I am going to implement something like this.

The archive will look like this:
debian/dists/pool/{binary-arch,source}/x/package
  x is the first letter of the filename.  Note that packages are not
  organized according to section in the archive, just filename.

debian/dists/{stable,unstable,non-free}/binary-arch/Packages.gz
debian/dists/{stable,unstable,non-free}/binary-arch/pool -> 
  ../../../pool/binary-arch
(similar for source tree)
  There are neither packages nor symlinks to packages here.  The index
  refers to all packages through the pool symlink.

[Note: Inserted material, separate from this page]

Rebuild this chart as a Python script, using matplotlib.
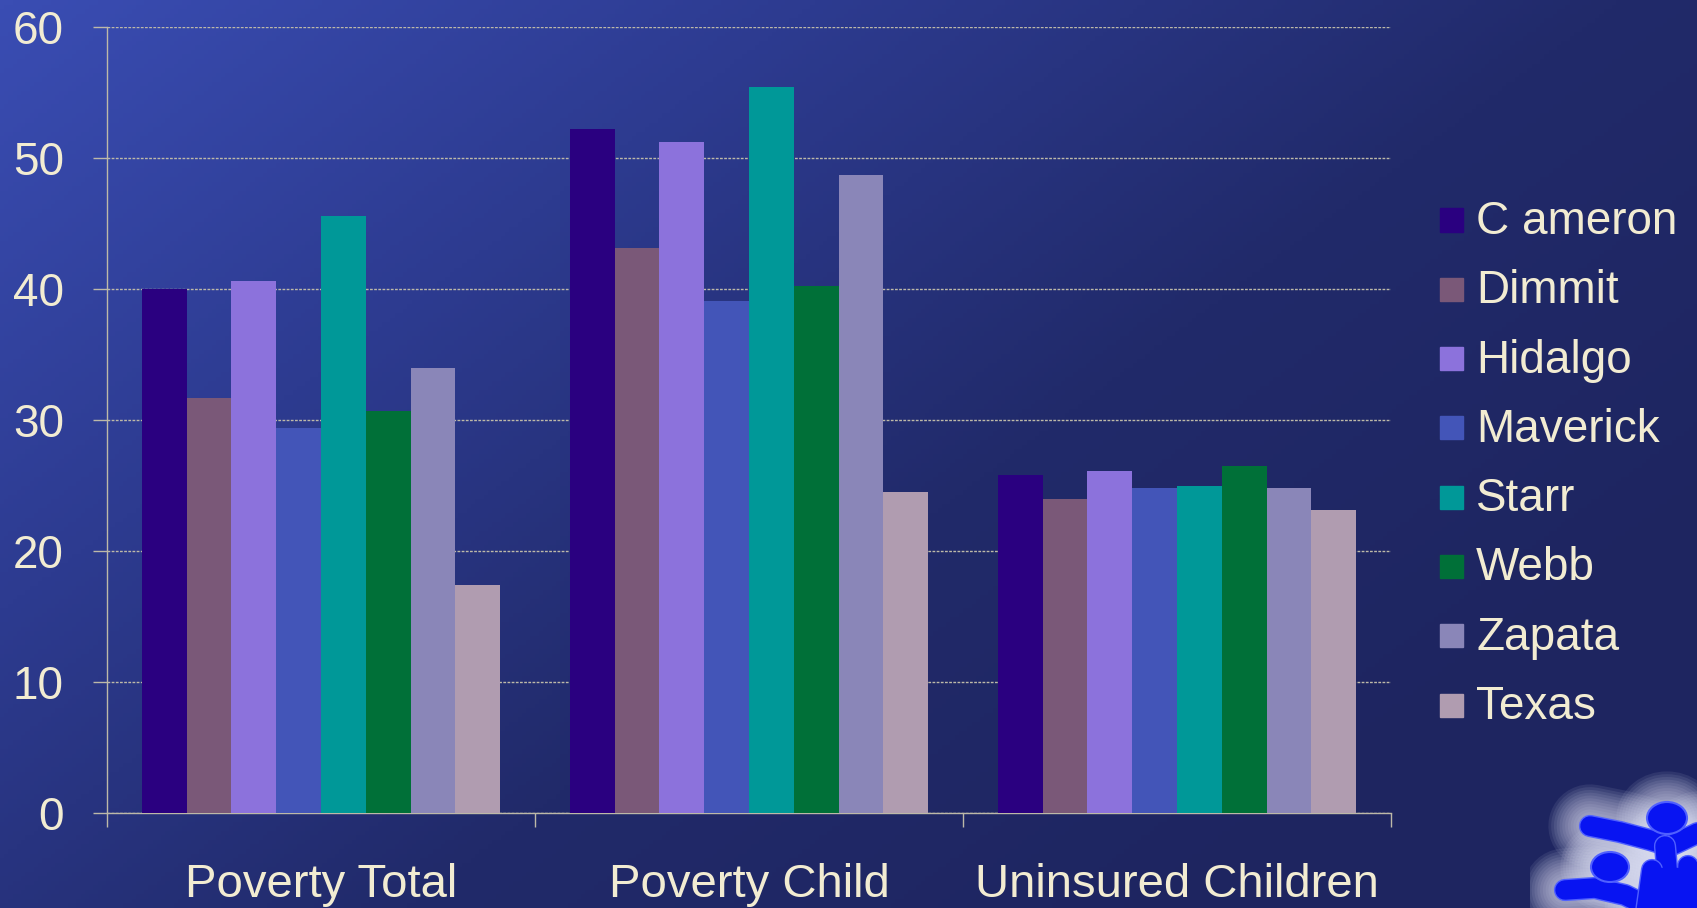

A database exists that records for each package:
  - what versions are available.
  - what version (if any) are in each distribution (stable, unstable, frozen).
  - what the sections and priorities are.
  - maintainer overrides.
  - when and by whom the package was uploaded.
  - changes file for the upload
  - rest of package and dsc info.
  - any piece of data I can think of that somebody might need
    when creating a distribution

The Packages.gz and Sources.gz are built from this database alone.
The database is editable from a web-page by maintainers/ftpmasters
(not every field by everybody of course).  All changes to the archive
are made through the database.  The change is then reflected in the
next day's archive run.

Complicated release strategies become easy to implement.  For example
for the current unstable we might choose to release only a subset of
packages and have maintainers decide if their packages are good
candidates for release.

We can have as many distributions as we like: experimental
distributions with a particular feature, proposed updates to stable,
something between stable and unstable.  Packages stay in the pool as
long as any distribution refers to them.  Distributions can be managed
manually by an individual, automatically by code, or something in
between.

Creating a new distribution requires writing code which answers the
question, given the available versions of this package, which one to
choose?  For example, an unstable-but-no-nmus distribution could pick
the latest, maintainer-uploaded version.  A mondays-suck distribution
could ignore anything uploaded on Monday.  Those are silly examples,
but they demonstrate a powerful concept.

Mirroring by architecture and by freeness is still possible, but
mirroring by distribution is not possible without a specialized tool.
I think the lack of ugly symlink trees is worth it though.  Mirroring
a single distribution is not that simple today; you have to be careful
about which symlinks to follow and which to not.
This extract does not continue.